Bush Backs Religious Charity and a Shaky Incumbent
ELISABETH BUMILLER New York Times 7/2/2002
MILWAUKEE, July 2 President Bush promoted a bill today to give federal money to religious charities as he campaigned for Gov. Scott McCallum, a Republican who White House officials think has a "strong chance" of losing to a Democrat in November.
It was Mr. Bush's sixth visit in 18 months to Wisconsin, a state he lost to Al Gore by fewer than 6,000 votes. The trip was designed to shore up the struggling Mr. McCallum as well as Mr. Bush's chances here in his 2004 re-election campaign.
"It's great to be here in the midst of so many social entrepreneurs," Mr. Bush told several hundred people this morning at the Holy Redeemer Institutional Church of God in Christ, a Pentecostal religious organization that provides an array of social services, including a school for 600 students.
Mr. Bush once again called upon the Senate to pass a bill central to his "compassionate conservative" agenda that would make it easier for religious groups other than giant institutions like Catholic Charities to apply for federal money.
The legislation also clarifies laws that say organizations cannot be disqualified from receiving federal money simply because of their religious nature. Groups with religious names often complain that they are turned down for federal grants by people who erroneously believe that giving government money to such groups is illegal.
As an example, Mr. Bush cited the Metropolitan Council on Jewish Poverty in New York, which he said had been wrongly discouraged by federal officials in applying for government money.
"The federal government should not ask, `Does your organization believe in God?' " Mr. Bush said. "That's not the question they ought to ask. They ought to ask: `Does your program work? Are you saving lives? Are you making a difference in people's lives?' "
He added that "organizations that have a religious name or religious icons on the wall like a cross or star of David should be welcomed partners in providing for the poor."
The legislation, a watered-down version of a bill the president wanted, has passed the House and last month made it through the Senate Finance Committee.

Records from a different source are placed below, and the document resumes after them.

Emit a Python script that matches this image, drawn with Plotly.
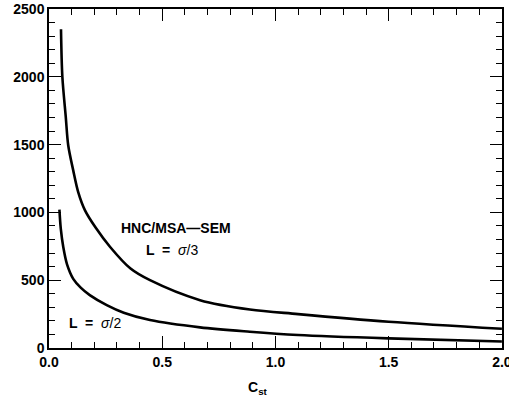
import plotly.graph_objects as go

# L = sigma/3 curve
c_third = [0.053, 0.059, 0.074, 0.085, 0.107, 0.129, 0.159, 0.205, 0.27, 0.36, 0.446, 0.667, 0.887, 1.1, 1.5, 2.0]
v_third = [2350, 2000, 1705, 1493, 1310, 1150, 1015, 890, 745, 586, 500, 353, 284, 250, 194, 142]

# L = sigma/2 curve
c_half = [0.046, 0.052, 0.063, 0.08, 0.107, 0.14, 0.18, 0.255, 0.33, 0.446, 0.667, 0.887, 1.1, 1.5, 2.0]
v_half = [1020, 880, 745, 615, 510, 445, 390, 316, 260, 206, 152, 120, 96, 71, 48]

x_ticks = [0.0, 0.5, 1.0, 1.5, 2.0]
x_ticklabels = ["0.0", "0.5", "1.0", "1.5", "2.0"]
y_ticks = [0, 500, 1000, 1500, 2000, 2500]

FAM = "Liberation Sans, Arial, sans-serif"
XR = [0, 2.0005]
YR = [0, 2500]

fig = go.Figure()
for cx, vy in [(c_third, v_third), (c_half, v_half)]:
    fig.add_trace(go.Scatter(x=cx, y=vy, mode="lines",
                             line=dict(color="black", width=2.6, shape="spline", smoothing=0.9),
                             showlegend=False, hoverinfo="skip"))

tickfont = dict(family=FAM, size=14, color="black")
common = dict(showline=True, linecolor="black", linewidth=1.5,
              ticks="inside", ticklen=12, tickwidth=1.2, tickcolor="black",
              showgrid=False, zeroline=False, automargin=False, tickfont=tickfont,
              ticklabeloverflow="allow")

fig.update_layout(
    xaxis=dict(range=XR, tickvals=x_ticks, ticktext=["<b>%s</b>" % t for t in x_ticklabels],
               minor=dict(dtick=0.1, ticks="inside", ticklen=6, tickwidth=1, tickcolor="black"),
               **common),
    yaxis=dict(range=YR, tickvals=y_ticks, ticktext=["<b>%d</b>" % t for t in y_ticks],
               minor=dict(dtick=100, ticks="inside", ticklen=6, tickwidth=1, tickcolor="black"),
               **common),
    xaxis2=dict(range=XR, overlaying="x", side="top", tickvals=x_ticks, showticklabels=False,
                minor=dict(dtick=0.1, ticks="inside", ticklen=6, tickwidth=1, tickcolor="black"),
                **common),
    yaxis2=dict(range=YR, overlaying="y", side="right", tickvals=y_ticks, showticklabels=False,
                minor=dict(dtick=100, ticks="inside", ticklen=6, tickwidth=1, tickcolor="black"),
                **common),
)
# invisible trace so the mirrored axes are drawn
fig.add_trace(go.Scatter(x=[None], y=[None], xaxis="x2", yaxis="y2", showlegend=False, hoverinfo="skip"))

PLOT_L, PLOT_W, PLOT_T, PLOT_H = 49, 453, 9, 339

def px_to_paper(px, py):
    return (px - PLOT_L) / PLOT_W, 1 - (py - PLOT_T) / PLOT_H

annfont = dict(family=FAM, size=14, color="black")
for text, (px, py) in [("<b>HNC/MSA—SEM</b>", (176, 228)),
                       ("<b>L  =  </b><i>σ</i>/3", (172, 250)),
                       ("<b>L  =  </b><i>σ</i>/2", (95, 323)),
                       ("<b>C<sub>st</sub></b>", (258, 388))]:
    ax, ay = px_to_paper(px, py)
    fig.add_annotation(x=ax, y=ay, xref="paper", yref="paper", text=text,
                       showarrow=False, font=annfont, xanchor="center", yanchor="middle")

fig.update_layout(width=509, height=402, margin=dict(l=PLOT_L, r=509 - PLOT_L - PLOT_W, t=PLOT_T, b=402 - PLOT_T - PLOT_H),
                  plot_bgcolor="white", paper_bgcolor="white", font=dict(family=FAM, size=14, color="black"))
fig.write_html("out.html", config={"displayModeBar": False},
               post_script="document.body.style.margin='0';document.body.style.overflow='hidden';")
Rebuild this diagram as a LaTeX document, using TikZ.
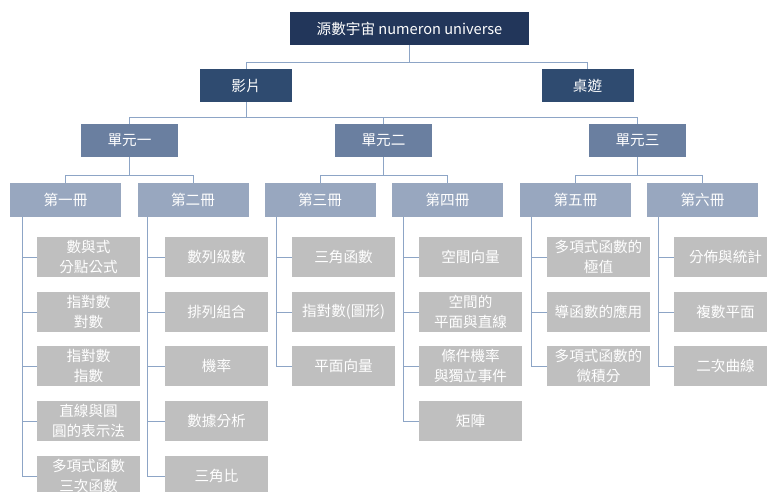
\documentclass[tikz,border=0pt]{standalone}
\usepackage{fontspec}
\newfontfamily\cjk{Noto Sans CJK TC}
\definecolor{cRoot}{HTML}{22365A}
\definecolor{cTop}{HTML}{2F4B70}
\definecolor{cUnit}{HTML}{6A7FA0}
\definecolor{cBook}{HTML}{98A7BF}
\definecolor{cLeaf}{HTML}{BFBFBF}
\definecolor{cLine}{HTML}{8DA5C6}
\tikzset{
  box/.style={inner sep=0pt, outer sep=0pt, text=white, align=center,
    font=\cjk\fontsize{14.6}{19.5}\selectfont},
  rootbox/.style={box, fill=cRoot, minimum width=239pt, minimum height=33pt},
  topbox/.style={box, fill=cTop, minimum width=92pt, minimum height=33pt},
  unitbox/.style={box, fill=cUnit, minimum width=97pt, minimum height=33pt},
  bookbox/.style={box, fill=cBook, minimum width=111pt, minimum height=34pt},
  leafbox/.style={box, fill=cLeaf, minimum width=103pt, minimum height=40pt},
  link/.style={draw=cLine, line width=1pt}
}
\begin{document}
\begin{tikzpicture}[x=1pt,y=-1pt]
\useasboundingbox (0,0) rectangle (767,491);
\fill[white] (0,0) rectangle (767,491);
% root and top level
\node[rootbox] (root) at (409.5,28.5) {源數宇宙 numeron universe};
\node[topbox] (film) at (246,85.5) {影片};
\node[topbox] (game) at (587.5,85.5) {桌遊};
% units
\node[unitbox] (u1) at (129.5,140.5) {單元一};
\node[unitbox] (u2) at (383.5,140.5) {單元二};
\node[unitbox] (u3) at (637.5,140.5) {單元三};
% books
\node[bookbox] (b1) at (65.5,200) {第一冊};
\node[bookbox] (b2) at (193,200) {第二冊};
\node[bookbox] (b3) at (320,200) {第三冊};
\node[bookbox] (b4) at (447.5,200) {第四冊};
\node[bookbox] (b5) at (575.5,200) {第五冊};
\node[bookbox] (b6) at (702.5,200) {第六冊};
% leaves book 1
\node[leafbox] (l11) at (88.5,257) {數與式\\分點公式};
\node[leafbox] (l12) at (88.5,312) {指對數\\對數};
\node[leafbox] (l13) at (88.5,366) {指對數\\指數};
\node[leafbox] (l14) at (88.5,421) {直線與圓\\圓的表示法};
\node[leafbox] (l15) at (88.5,476) {多項式函數\\三次函數};
% book 2
\node[leafbox] (l21) at (216.5,257) {數列級數};
\node[leafbox] (l22) at (216.5,312) {排列組合};
\node[leafbox] (l23) at (216.5,366) {機率};
\node[leafbox] (l24) at (216.5,421) {數據分析};
\node[leafbox] (l25) at (216.5,476) {三角比};
% book 3
\node[leafbox] (l31) at (343.5,257) {三角函數};
\node[leafbox] (l32) at (343.5,312) {指對數(圖形)};
\node[leafbox] (l33) at (343.5,366) {平面向量};
% book 4
\node[leafbox] (l41) at (470.5,257) {空間向量};
\node[leafbox] (l42) at (470.5,312) {空間的\\平面與直線};
\node[leafbox] (l43) at (470.5,366) {條件機率\\與獨立事件};
\node[leafbox] (l44) at (470.5,421) {矩陣};
% book 5
\node[leafbox] (l51) at (598.5,257) {多項式函數的\\極值};
\node[leafbox] (l52) at (598.5,312) {導函數的應用};
\node[leafbox] (l53) at (598.5,366) {多項式函數的\\微積分};
% book 6
\node[leafbox] (l61) at (725.5,257) {分佈與統計};
\node[leafbox] (l62) at (725.5,312) {複數平面};
\node[leafbox] (l63) at (725.5,366) {二次曲線};
% junctions
\coordinate (j0) at (409.5,62.5);
\coordinate (j1) at (246,117);
\coordinate (j2) at (129.5,175);
\coordinate (j3) at (383.5,175);
\coordinate (j4) at (637.5,175);
% connectors
\draw[link] (root.south) -- (j0) -| (film.north);
\draw[link] (j0) -| (game.north);
\draw[link] (film.south) -- (j1) -| (u1.north);
\draw[link] (j1) -| (u2.north);
\draw[link] (j1) -| (u3.north);
\draw[link] (u1.south) -- (j2) -| (b1.north);
\draw[link] (j2) -| (b2.north);
\draw[link] (u2.south) -- (j3) -| (b3.north);
\draw[link] (j3) -| (b4.north);
\draw[link] (u3.south) -- (j4) -| (b5.north);
\draw[link] (j4) -| (b6.north);
\foreach \b/\s/\n in {1/12/5, 2/10/5, 3/12/3, 4/11/4, 5/11/3, 6/11/3}{
  \foreach \i in {1,...,\n}{
    \draw[link] ([xshift=\s pt]b\b.south west) |- (l\b\i.west);
  }
}
\end{tikzpicture}
\end{document}
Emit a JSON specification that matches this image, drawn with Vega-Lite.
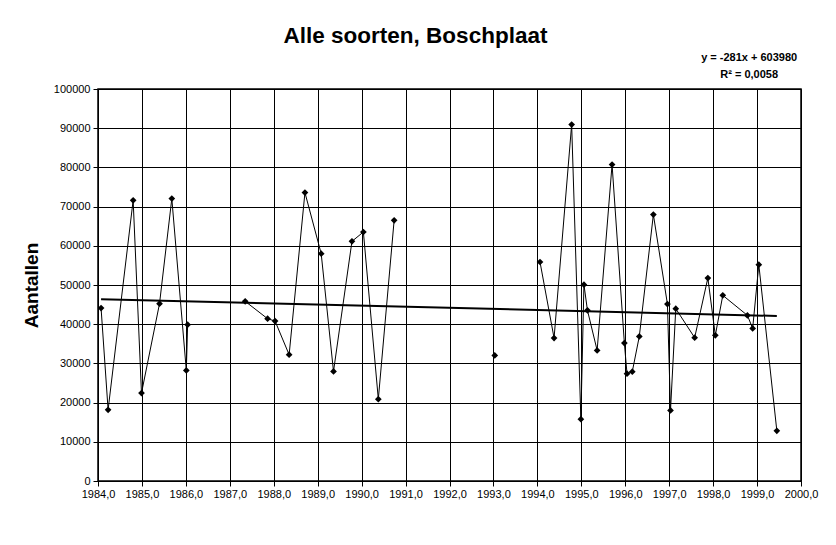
{
  "$schema": "https://vega.github.io/schema/vega-lite/v6.json",
  "width": 703,
  "height": 392,
  "autosize": {"type": "none"},
  "padding": {"left": 98, "top": 89, "right": 35, "bottom": 64},
  "background": "white",
  "title": {
    "text": "Alle soorten, Boschplaat",
    "font": "Liberation Sans",
    "fontSize": 22.5,
    "fontWeight": "bold",
    "color": "black",
    "anchor": "middle",
    "dx": -34,
    "offset": -14,
    "baseline": "alphabetic"
  },
  "config": {
    "view": {"stroke": "black", "strokeWidth": 1.5},
    "axis": {
      "labelFont": "Liberation Sans",
      "labelFontSize": 11,
      "labelColor": "black",
      "tickColor": "black",
      "domainColor": "black",
      "gridColor": "black",
      "gridOpacity": 1,
      "gridWidth": 1,
      "tickSize": 5,
      "labelPadding": 3,
      "labelOverlap": false,
      "titleFont": "Liberation Sans",
      "titleFontSize": 19,
      "titleFontWeight": "bold",
      "titleColor": "black"
    },
    "axisX": {
      "values": [1984, 1985, 1986, 1987, 1988, 1989, 1990, 1991, 1992, 1993, 1994, 1995, 1996, 1997, 1998, 1999, 2000],
      "labelPadding": 2,
      "labelFlush": false
    },
    "axisY": {
      "values": [0, 10000, 20000, 30000, 40000, 50000, 60000, 70000, 80000, 90000, 100000],
      "titlePadding": 12
    }
  },
  "datasets": {
    "counts": [
      {"year": 1984.07, "value": 44120, "seg": 1},
      {"year": 1984.23, "value": 18170, "seg": 1},
      {"year": 1984.80, "value": 71610, "seg": 1},
      {"year": 1984.99, "value": 22420, "seg": 1},
      {"year": 1985.40, "value": 45230, "seg": 1},
      {"year": 1985.68, "value": 72040, "seg": 1},
      {"year": 1986.01, "value": 28210, "seg": 1},
      {"year": 1986.04, "value": 39870, "seg": 1},
      {"year": 1987.35, "value": 45830, "seg": 2},
      {"year": 1987.86, "value": 41400, "seg": 2},
      {"year": 1988.03, "value": 40800, "seg": 2},
      {"year": 1988.35, "value": 32220, "seg": 2},
      {"year": 1988.71, "value": 73570, "seg": 2},
      {"year": 1989.08, "value": 58000, "seg": 2},
      {"year": 1989.36, "value": 27960, "seg": 2},
      {"year": 1989.78, "value": 61140, "seg": 2},
      {"year": 1990.04, "value": 63520, "seg": 2},
      {"year": 1990.38, "value": 20880, "seg": 2},
      {"year": 1990.74, "value": 66500, "seg": 2},
      {"year": 1993.03, "value": 32040, "seg": 3},
      {"year": 1994.06, "value": 55870, "seg": 4},
      {"year": 1994.38, "value": 36460, "seg": 4},
      {"year": 1994.78, "value": 90930, "seg": 4},
      {"year": 1994.99, "value": 15780, "seg": 4},
      {"year": 1995.06, "value": 50090, "seg": 4},
      {"year": 1995.14, "value": 43530, "seg": 4},
      {"year": 1995.36, "value": 33320, "seg": 4},
      {"year": 1995.70, "value": 80720, "seg": 4},
      {"year": 1995.98, "value": 35180, "seg": 4},
      {"year": 1996.04, "value": 27370, "seg": 4},
      {"year": 1996.16, "value": 27880, "seg": 4},
      {"year": 1996.32, "value": 36890, "seg": 4},
      {"year": 1996.64, "value": 67960, "seg": 4},
      {"year": 1996.96, "value": 45140, "seg": 4},
      {"year": 1997.03, "value": 18000, "seg": 4},
      {"year": 1997.15, "value": 43960, "seg": 4},
      {"year": 1997.58, "value": 36560, "seg": 4},
      {"year": 1997.88, "value": 51780, "seg": 4},
      {"year": 1998.05, "value": 37150, "seg": 4},
      {"year": 1998.22, "value": 47360, "seg": 4},
      {"year": 1998.78, "value": 42250, "seg": 4},
      {"year": 1998.90, "value": 38930, "seg": 4},
      {"year": 1999.04, "value": 55190, "seg": 4},
      {"year": 1999.45, "value": 12810, "seg": 4}
    ],
    "labels": [
      {"label": "y = -281x + 603980", "line": 1},
      {"label": "R² = 0,0058", "line": 2}
    ]
  },
  "layer": [
    {
      "data": {"name": "counts"},
      "mark": {"type": "line", "color": "black", "strokeWidth": 1},
      "encoding": {
        "x": {
          "field": "year",
          "type": "quantitative",
          "scale": {"domain": [1984, 2000], "nice": false, "zero": false},
          "axis": {
            "title": null,
            "labelExpr": "replace(format(datum.value, '.1f'), '.', ',')"
          }
        },
        "y": {
          "field": "value",
          "type": "quantitative",
          "scale": {"domain": [0, 100000], "nice": false, "zero": true},
          "axis": {
            "title": "Aantallen",
            "format": "d"
          }
        },
        "detail": {"field": "seg", "type": "nominal"}
      }
    },
    {
      "data": {"name": "counts"},
      "mark": {"type": "point", "shape": "diamond", "filled": true, "color": "black", "size": 45, "opacity": 1},
      "encoding": {
        "x": {"field": "year", "type": "quantitative"},
        "y": {"field": "value", "type": "quantitative"}
      }
    },
    {
      "data": {"name": "counts"},
      "transform": [{"regression": "value", "on": "year"}],
      "mark": {"type": "line", "color": "black", "strokeWidth": 2},
      "encoding": {
        "x": {"field": "year", "type": "quantitative"},
        "y": {"field": "value", "type": "quantitative"}
      }
    },
    {
      "data": {"name": "labels"},
      "transform": [{"filter": "datum.line == 1"}],
      "mark": {"type": "text", "font": "Liberation Sans", "fontSize": 11, "fontWeight": "bold", "color": "black", "align": "center", "baseline": "middle", "clip": false},
      "encoding": {
        "x": {"datum": 1998.82},
        "y": {"datum": 107990},
        "text": {"field": "label", "type": "nominal"}
      }
    },
    {
      "data": {"name": "labels"},
      "transform": [{"filter": "datum.line == 2"}],
      "mark": {"type": "text", "font": "Liberation Sans", "fontSize": 11, "fontWeight": "bold", "color": "black", "align": "center", "baseline": "middle", "clip": false},
      "encoding": {
        "x": {"datum": 1998.82},
        "y": {"datum": 103520},
        "text": {"field": "label", "type": "nominal"}
      }
    }
  ]
}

Today White House officials called on Senator Tom Daschle of South Dakota, the Democratic leader, to bring the bill to the Senate floor for a vote.
The version of the legislation approved by the Finance Committee shrunk the president's favorite part of the bill, a proposal to give an $800 charitable deduction to couples who do not itemize on their federal income tax. Non-itemizers are generally moderate-income taxpayers. Senators of both parties had objected to the $800 deduction because the government already allows a substantial total standard deduction for non-itemizers of $4,550 for singles and $7,600 for married couples.
The new version would not allow couples to deduct the first $500 that they give to a charity, but it would let them deduct the next $500 out of a total $1,000 charitable contribution.
The bill would also provide technical assistance to smaller community charitable groups that are not necessarily religious ones and offer more money to Meals on Wheels and other relief programs for the poor. The cost of the bill is estimated at $10 billion over 10 years.
"We've got supporters all over Washington on this bill, and that's good," Mr. Bush said. "Both Republicans and Democrats. See, I don't view faith as a partisan issue. I view it as a universal issue, much bigger than party politics."
But aides to Mr. Daschle said today that the majority leader was in no hurry to bring the bill to a vote, despite the president's call for the Senate to act quickly.
"Last I checked he wasn't the majority leader of the Senate," Ranit Schmelzer, a spokeswoman for Mr. Daschle, said of Mr. Bush.
Ms. Schmelzer said Mr. Daschle was likely to bring the bill to a vote "sometime this year."
James Towey, the director of the White House Office of Faith-Based and Community Initiatives, acknowledged that "this is not going to be easy, every step of the way."
Mr. Bush was joined at the event by Tommy G. Thompson, the former governor of Wisconsin who is now the health and human services secretary, as well as Mr. McCallum. A confidential White House analysis that fell into the hands of Democrats last month revealed that the White House was concerned about Mr. McCallum's political future.
The analysis listed Wisconsin Arizona, Illinois, Massachusetts, Michigan, New Mexico, Pennsylvania, Rhode Island and Tennessee as states where there was a "strong chance" of a Democrat winning the governorship.